Und wir brauchen solche rege Autoren, die geistige und publizistisch Mahnwache halten!

Hrsg.: Geller Sabine, Weidel Christiana; etc.: Danube Women Stories

Cornelia Stahl

Danube Women Stories.
Hrsg.: Geller Sabine, Weidel 
Christiana; etc.

Illustration: Ribovic Natalija
Verlag: danube books Verlag,
Ulm, 2018, 126 Seiten,
ISBN-13: 978-394-6046-127 

 

Beim Flanieren durch Europas Straßen fällt auf, dass diese eher selten nach Frauen benannt sind, und meist Privatinitiativen zu verdanken sind (wie bei Veza Canetti – in Wien).

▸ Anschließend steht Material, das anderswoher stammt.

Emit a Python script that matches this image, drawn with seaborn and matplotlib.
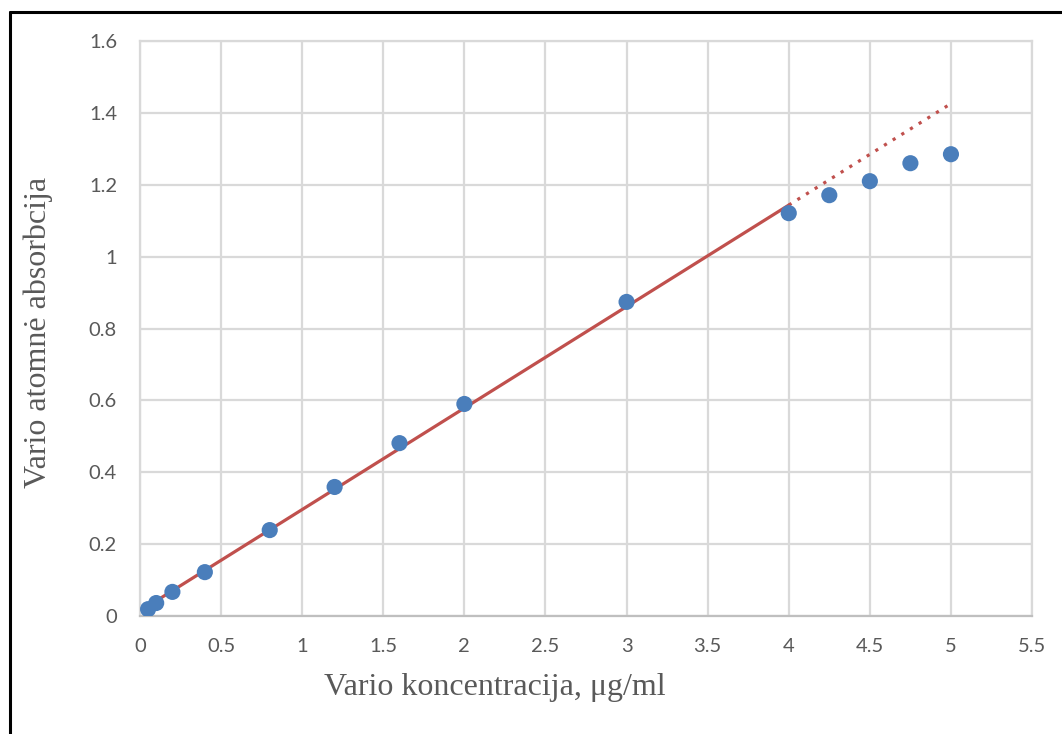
import numpy as np
import pandas as pd
import matplotlib
matplotlib.use("Agg")
import matplotlib.pyplot as plt
from matplotlib.lines import Line2D
import seaborn as sns

# Calibration measurements
concentration = [0.05, 0.1, 0.2, 0.4, 0.8, 1.2, 1.6, 2.0, 3.0, 4.0, 4.25, 4.5, 4.75, 5.0]
absorbance = [0.019, 0.036, 0.067, 0.122, 0.239, 0.359, 0.481, 0.590, 0.874, 1.121,
              1.171, 1.210, 1.260, 1.285]

x_ticks = [0, 0.5, 1, 1.5, 2, 2.5, 3, 3.5, 4, 4.5, 5, 5.5]
x_tick_labels = ["0", "0.5", "1", "1.5", "2", "2.5", "3", "3.5", "4", "4.5", "5", "5.5"]
y_ticks = [0, 0.2, 0.4, 0.6, 0.8, 1.0, 1.2, 1.4, 1.6]
y_tick_labels = ["0", "0.2", "0.4", "0.6", "0.8", "1", "1.2", "1.4", "1.6"]

x_label = "Vario koncentracija, μg/ml"
y_label = "Vario atomnė absorbcija"

# Linear range used for the calibration fit (up to 4 μg/ml) and the forecast end
fit_limit = 4.0
forecast_end = 5.0

df = pd.DataFrame({"c": concentration, "a": absorbance})
lin = df[df["c"] <= fit_limit]
slope, intercept = np.polyfit(lin["c"], lin["a"], 1)

sns.set_theme(style="white")
plt.rcParams["font.family"] = ["Lato", "DejaVu Sans"]

fig = plt.figure(figsize=(10.62, 7.34), dpi=100)
ax = fig.add_axes([0.1318, 0.1608, 0.840, 0.7833])

grid_color = "#d9d9d9"
ax.set_xlim(0, 5.5)
ax.set_ylim(0, 1.6)
ax.set_xticks(x_ticks)
ax.set_xticklabels(x_tick_labels)
ax.set_yticks(y_ticks)
ax.set_yticklabels(y_tick_labels)
ax.grid(True, color=grid_color, linewidth=1.6)
ax.set_axisbelow(True)
for side in ["top", "right", "left"]:
    ax.spines[side].set_color(grid_color)
    ax.spines[side].set_linewidth(1.6)
ax.spines["bottom"].set_color("#bfbfbf")
ax.spines["bottom"].set_linewidth(1.6)
ax.tick_params(axis="both", length=0, labelsize=14.5, colors="#595959")
ax.tick_params(axis="y", pad=16.5)
ax.tick_params(axis="x", pad=15.5)

# Trend line: solid over the fitted range, dotted forecast beyond it
line_solid = pd.DataFrame({"c": [0.0, fit_limit]})
line_solid["a"] = intercept + slope * line_solid["c"]
line_fore = pd.DataFrame({"c": [fit_limit, forecast_end]})
line_fore["a"] = intercept + slope * line_fore["c"]

sns.lineplot(data=line_solid, x="c", y="a", ax=ax, color="#c0504d", linewidth=2.3, zorder=2)
sns.lineplot(data=line_fore, x="c", y="a", ax=ax, color="#c0504d", linewidth=2.3,
             linestyle=(0, (1, 2.2)), zorder=2)

sns.scatterplot(data=df, x="c", y="a", ax=ax, color="#4a7ebb", s=135,
                edgecolor="none", zorder=3)

serif = ["Liberation Serif", "DejaVu Serif"]
ax.set_xlabel(x_label, family=serif, fontsize=23, color="#595959")
ax.set_ylabel(y_label, family=serif, fontsize=23, color="#595959")
ax.xaxis.label.set_va("center")
ax.xaxis.set_label_coords(0.398, -0.125)
ax.yaxis.label.set_va("center")
ax.yaxis.set_label_coords(-0.114, 0.494)

# Outer black frame (left and top edges visible)
fig.add_artist(Line2D([9.5 / 1062, 9.5 / 1062], [0, 1 - 12 / 734], transform=fig.transFigure,
                      color="black", linewidth=2.2))
fig.add_artist(Line2D([9.5 / 1062, 1.0], [1 - 12 / 734, 1 - 12 / 734], transform=fig.transFigure,
                      color="black", linewidth=2.2))

fig.savefig("out.png", dpi=100, facecolor="white")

Um diese Lücke zu schließen, hat sich ein Team engagierter Frauen aus Deutschland, Österreich, Ungarn und Rumänien auf den Weg gemacht, um (fast) vergessenen Frauenbiographien nachzuspüren. Weitaus mehr als den Fluss haben die Donauländer gemeinsam. 

Weibliche Persönlichkeiten aus Wien, Budapest, Novi Sad und Temeswar werden in dem schmalen Büchlein vorgestellt, wobei die Auswahl wiederum eine subjektive Seite offenbart. Ob Maria Theresia eine unbekannte Größe im Donauraum darstellt, ist eher unwahrscheinlich. 

Frauen, wie die in Budapest geborene und dort lebende Philosophin Agnes Heller vermisse ich, ebenso Käthe Leichter. 

Neugierig machen die Porträts zeitgenössischer Künstlerinnen, Unternehmerinnen und Wissenschaftlerinnen, die in kurzen Interviews Auskunft über ihre Arbeit geben. Da ist z.B. die Filmemacherin Andrea Ausztrics, bekannt geworden mit „Hungarian Jews After The Holocaust“, einem Film über die Identität ungarischer Juden. 

Auch Ula Schneider, Künstlerin aus Wien und Organisatorin des „SOHO in Ottakring-Festival“ lernen wir kennen. 

Die Herausgeber widmen neben der bekannten Widerstandskämpferin Sophie Scholl auch der Bürgermeisterin  Iris Mann aus Ulm eine Doppelseite. 

Vielfältig ist das Spektrum der hier vorgestellten Frauen, und wir dürfen uns freuen über eine Fortsetzung des Projektes, in dem Städte wie Linz, Regensburg und Vukovar vertreten sein werden. 

Neugierigen Lesern/LeserInnen empfohlen!